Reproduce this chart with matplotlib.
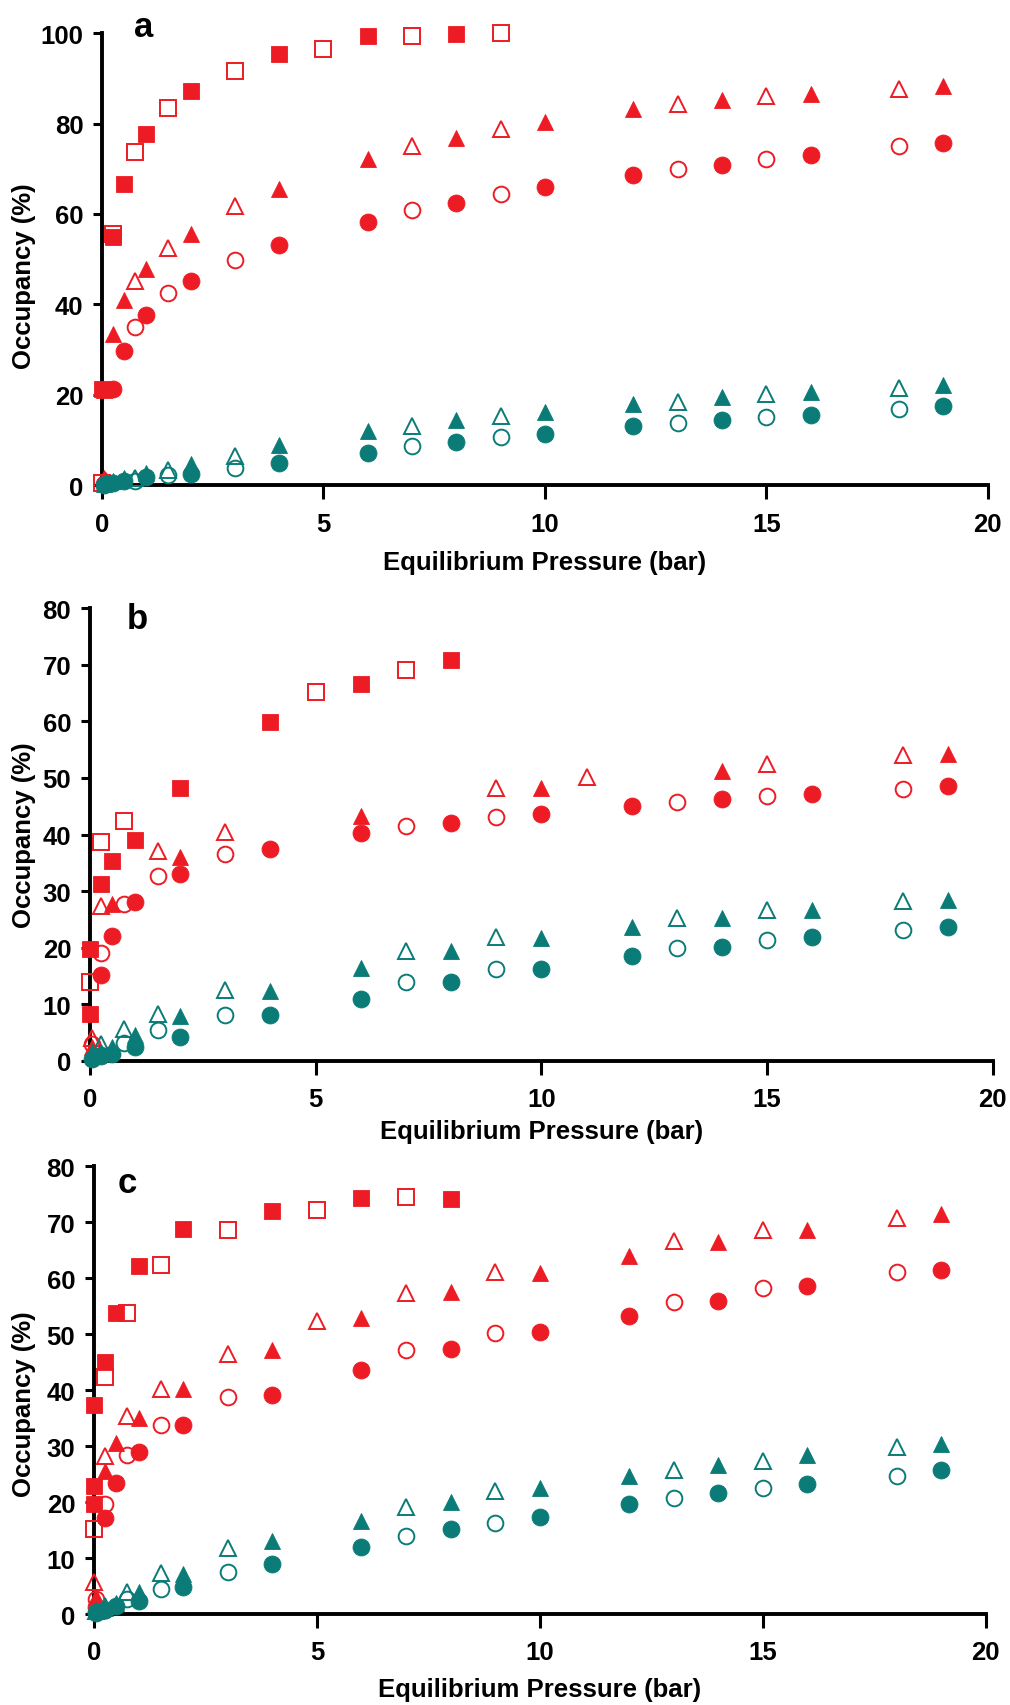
import matplotlib.pyplot as plt

plt.rcParams['font.family'] = ['Liberation Sans', 'DejaVu Sans']
plt.rcParams['font.weight'] = 'bold'

RED = '#ED1C24'
TEAL = '#0A7B77'

# ---- panel a ----
a_xf = [0.05, 0.25, 0.5, 1, 2, 4, 6, 8, 10, 12, 14, 16, 19]
a_xo = [0.1, 0.75, 1.5, 3, 7, 9, 13, 15, 18]
a_sqf_x = [0, 0.05, 0.25, 0.5, 1, 2, 4, 6, 8]
a_sqf_y = [21.2, 21.0, 55.0, 66.6, 77.6, 87.3, 95.4, 99.3, 99.8]
a_sqo_x = [0, 0.25, 0.75, 1.5, 3, 5, 7, 9]
a_sqo_y = [0.5, 55.5, 73.6, 83.4, 91.6, 96.4, 99.3, 100.0]
a_rtf = [1.5, 33.4, 40.9, 47.8, 55.5, 65.6, 72.1, 76.7, 80.3, 83.2, 85.1, 86.5, 88.2]
a_rto = [1.0, 45.2, 52.4, 61.8, 75.0, 78.8, 84.4, 86.0, 87.7]
a_rcf = [0.3, 21.2, 29.6, 37.7, 45.2, 53.1, 58.2, 62.5, 65.9, 68.6, 70.9, 73.1, 75.7]
a_rco = [0.5, 34.9, 42.5, 49.8, 60.8, 64.4, 70.0, 72.1, 75.0]
a_ttf = [0.3, 1.0, 1.5, 2.6, 4.6, 8.9, 12.0, 14.4, 16.3, 18.0, 19.5, 20.7, 22.1]
a_tto = [0.5, 1.5, 3.4, 6.5, 13.2, 15.4, 18.5, 20.2, 21.6]
a_tcf = [0.1, 0.5, 1.0, 1.8, 2.4, 5.0, 7.2, 9.6, 11.3, 13.0, 14.4, 15.6, 17.5]
a_tco = [0.2, 1.0, 2.2, 3.8, 8.7, 10.6, 13.7, 15.1, 16.8]

# ---- panel b ----
b_xf = [0.05, 0.25, 0.5, 1, 2, 4, 6, 8, 10, 12, 14, 16, 19]
b_xo = [0.25, 0.75, 1.5, 3, 7, 9, 13, 15, 18]
b_sqf_x = [0, 0, 0.25, 0.5, 1, 2, 4, 6, 8]
b_sqf_y = [8.3, 19.8, 31.3, 35.4, 39.0, 48.3, 59.8, 66.5, 70.8]
b_sqo_x = [0, 0.25, 0.75, 5, 7]
b_sqo_y = [14.0, 38.7, 42.3, 65.2, 69.0]
b_rtf_x = [0.05, 0.5, 2, 6, 10, 14, 19]
b_rtf_y = [2.5, 27.7, 36.0, 43.3, 48.3, 51.2, 54.2]
b_rto_x = [0.05, 0.25, 1.5, 3, 9, 11, 15, 18]
b_rto_y = [4.0, 27.3, 37.1, 40.4, 48.3, 50.2, 52.5, 54.0]
b_rcf_x = [0.25, 0.5, 1, 2, 4, 6, 8, 10, 12, 14, 16, 19]
b_rcf_y = [15.2, 22.1, 28.1, 33.1, 37.5, 40.2, 42.1, 43.7, 45.0, 46.2, 47.2, 48.5]
b_rco_x = [0.05, 0.25, 0.75, 1.5, 3, 7, 9, 13, 15, 18]
b_rco_y = [3.0, 19.0, 27.7, 32.7, 36.5, 41.5, 43.1, 45.7, 46.8, 48.1]
b_ttf = [1.5, 1.5, 2.5, 4.6, 7.9, 12.3, 16.5, 19.4, 21.7, 23.7, 25.2, 26.7, 28.5]
b_tto = [3.0, 5.6, 8.3, 12.5, 19.4, 21.9, 25.2, 26.7, 28.3]
b_tcf = [0.3, 0.8, 1.2, 2.4, 4.3, 8.2, 11.0, 14.0, 16.3, 18.5, 20.2, 21.9, 23.7]
b_tco = [1.0, 3.2, 5.4, 8.1, 14.0, 16.3, 20.0, 21.3, 23.1]

# ---- panel c ----
c_xf = [0.05, 0.25, 0.5, 1, 2, 4, 6, 8, 10, 12, 14, 16, 19]
c_xo = [0.05, 0.25, 0.75, 1.5, 3, 7, 9, 13, 15, 18]
c_sqf_x = [0, 0, 0, 0.25, 0.5, 1, 2, 4, 6, 8]
c_sqf_y = [37.3, 22.8, 19.7, 45.1, 53.8, 62.1, 68.8, 72.0, 74.3, 74.1]
c_sqo_x = [0, 0.25, 0.75, 1.5, 3, 5, 7]
c_sqo_y = [15.2, 42.4, 53.8, 62.3, 68.6, 72.2, 74.5]
c_rtf = [3.0, 25.6, 30.6, 35.0, 40.2, 47.2, 52.9, 57.6, 60.9, 64.0, 66.5, 68.7, 71.4]
c_rto_x = [0, 0.25, 0.75, 1.5, 3, 5, 7, 9, 13, 15, 18]
c_rto_y = [5.8, 28.3, 35.3, 40.2, 46.4, 52.3, 57.4, 61.1, 66.7, 68.7, 70.8]
c_rcf = [1.2, 17.2, 23.5, 29.0, 33.8, 39.2, 43.6, 47.3, 50.4, 53.3, 56.0, 58.6, 61.5]
c_rco = [2.7, 19.7, 28.5, 33.8, 38.7, 47.1, 50.2, 55.8, 58.2, 61.1]
c_ttf = [0.5, 1.0, 2.0, 3.9, 7.2, 13.0, 16.7, 20.0, 22.6, 24.7, 26.7, 28.4, 30.4]
c_tto = [0.5, 1.5, 4.0, 7.4, 11.8, 19.1, 22.0, 25.7, 27.4, 29.8]
c_tcf = [0.2, 0.7, 1.5, 2.3, 4.8, 9.0, 11.9, 15.2, 17.3, 19.7, 21.6, 23.3, 25.7]
c_tco = [0.3, 0.8, 2.7, 4.5, 7.5, 14.0, 16.3, 20.8, 22.6, 24.7]


def pts(ax, x, y, marker, color, filled):
    ax.plot(x, y, ls='none', marker=marker, ms=12.2 if filled else 11.3,
            mfc=color if filled else 'none', mec=color,
            mew=0.6 if filled else 1.4, clip_on=False, zorder=3)


def style(ax, ymax, ystep, letter, lpos, xlab_y, ylab_x, ylab_y):
    ax.set_xlim(0, 20)
    ax.set_ylim(0, ymax)
    ax.set_xticks(range(0, 21, 5))
    ax.set_yticks(range(0, ymax + 1, ystep))
    for s in ('top', 'right'):
        ax.spines[s].set_visible(False)
    for s in ('left', 'bottom'):
        ax.spines[s].set_linewidth(2.8)
    ax.tick_params(axis='x', direction='out', length=10, width=2.2, pad=9,
                   labelsize=18.5)
    ax.tick_params(axis='y', direction='out', length=6.5, width=2.2, pad=7,
                   labelsize=18.5)
    ax.set_xlabel('Equilibrium Pressure (bar)', fontsize=18.5, fontweight='bold')
    ax.xaxis.label.set_va('center')
    ax.xaxis.set_label_coords(0.5, xlab_y)
    ax.set_ylabel('Occupancy (%)', fontsize=18.5, fontweight='bold')
    ax.yaxis.label.set_va('center')
    ax.yaxis.set_label_coords(ylab_x, ylab_y)
    ax.text(lpos[0], lpos[1], letter, fontsize=25, fontweight='bold',
            ha='center', va='center', clip_on=False)


fig = plt.figure(figsize=(10.1, 17.06), dpi=100)
axa = fig.add_axes([0.101, 0.715, 0.877, 0.265])
axb = fig.add_axes([0.089, 0.3775, 0.894, 0.2655])
axc = fig.add_axes([0.093, 0.0533, 0.883, 0.2625])

# a
pts(axa, a_sqf_x, a_sqf_y, 's', RED, True)
pts(axa, a_sqo_x, a_sqo_y, 's', RED, False)
pts(axa, a_xf, a_rtf, '^', RED, True)
pts(axa, a_xo, a_rto, '^', RED, False)
pts(axa, a_xf, a_rcf, 'o', RED, True)
pts(axa, a_xo, a_rco, 'o', RED, False)
pts(axa, a_xf, a_ttf, '^', TEAL, True)
pts(axa, a_xo, a_tto, '^', TEAL, False)
pts(axa, a_xf, a_tcf, 'o', TEAL, True)
pts(axa, a_xo, a_tco, 'o', TEAL, False)
style(axa, 100, 20, 'a', (0.95, 101.5), -0.17, -0.088, 0.465)

# b
pts(axb, b_sqf_x, b_sqf_y, 's', RED, True)
pts(axb, b_sqo_x, b_sqo_y, 's', RED, False)
pts(axb, b_rtf_x, b_rtf_y, '^', RED, True)
pts(axb, b_rto_x, b_rto_y, '^', RED, False)
pts(axb, b_rcf_x, b_rcf_y, 'o', RED, True)
pts(axb, b_rco_x, b_rco_y, 'o', RED, False)
pts(axb, b_xf, b_ttf, '^', TEAL, True)
pts(axb, b_xo, b_tto, '^', TEAL, False)
pts(axb, b_xf, b_tcf, 'o', TEAL, True)
pts(axb, b_xo, b_tco, 'o', TEAL, False)
style(axb, 80, 10, 'b', (1.06, 78.2), -0.155, -0.073, 0.5)

# c
pts(axc, c_sqf_x, c_sqf_y, 's', RED, True)
pts(axc, c_sqo_x, c_sqo_y, 's', RED, False)
pts(axc, c_xf, c_rtf, '^', RED, True)
pts(axc, c_rto_x, c_rto_y, '^', RED, False)
pts(axc, c_xf, c_rcf, 'o', RED, True)
pts(axc, c_xo, c_rco, 'o', RED, False)
pts(axc, c_xf, c_ttf, '^', TEAL, True)
pts(axc, c_xo, c_tto, '^', TEAL, False)
pts(axc, c_xf, c_tcf, 'o', TEAL, True)
pts(axc, c_xo, c_tco, 'o', TEAL, False)
style(axc, 80, 10, 'c', (0.74, 77.1), -0.167, -0.078, 0.47)

fig.savefig('out.png', dpi=100)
::::
_Task requirements_:
Reproduce exactly the run of lines that opens the listing and closes with the line holding "a_tco = [0.2, 1.0, 2.2, 3.8, 8.7, 10.6, 13.7, 15.1, 16.8]". Pictures are excluded.

_The solution_:
Reproduce this chart with matplotlib.
import matplotlib.pyplot as plt

plt.rcParams['font.family'] = ['Liberation Sans', 'DejaVu Sans']
plt.rcParams['font.weight'] = 'bold'

RED = '#ED1C24'
TEAL = '#0A7B77'

# ---- panel a ----
a_xf = [0.05, 0.25, 0.5, 1, 2, 4, 6, 8, 10, 12, 14, 16, 19]
a_xo = [0.1, 0.75, 1.5, 3, 7, 9, 13, 15, 18]
a_sqf_x = [0, 0.05, 0.25, 0.5, 1, 2, 4, 6, 8]
a_sqf_y = [21.2, 21.0, 55.0, 66.6, 77.6, 87.3, 95.4, 99.3, 99.8]
a_sqo_x = [0, 0.25, 0.75, 1.5, 3, 5, 7, 9]
a_sqo_y = [0.5, 55.5, 73.6, 83.4, 91.6, 96.4, 99.3, 100.0]
a_rtf = [1.5, 33.4, 40.9, 47.8, 55.5, 65.6, 72.1, 76.7, 80.3, 83.2, 85.1, 86.5, 88.2]
a_rto = [1.0, 45.2, 52.4, 61.8, 75.0, 78.8, 84.4, 86.0, 87.7]
a_rcf = [0.3, 21.2, 29.6, 37.7, 45.2, 53.1, 58.2, 62.5, 65.9, 68.6, 70.9, 73.1, 75.7]
a_rco = [0.5, 34.9, 42.5, 49.8, 60.8, 64.4, 70.0, 72.1, 75.0]
a_ttf = [0.3, 1.0, 1.5, 2.6, 4.6, 8.9, 12.0, 14.4, 16.3, 18.0, 19.5, 20.7, 22.1]
a_tto = [0.5, 1.5, 3.4, 6.5, 13.2, 15.4, 18.5, 20.2, 21.6]
a_tcf = [0.1, 0.5, 1.0, 1.8, 2.4, 5.0, 7.2, 9.6, 11.3, 13.0, 14.4, 15.6, 17.5]
a_tco = [0.2, 1.0, 2.2, 3.8, 8.7, 10.6, 13.7, 15.1, 16.8]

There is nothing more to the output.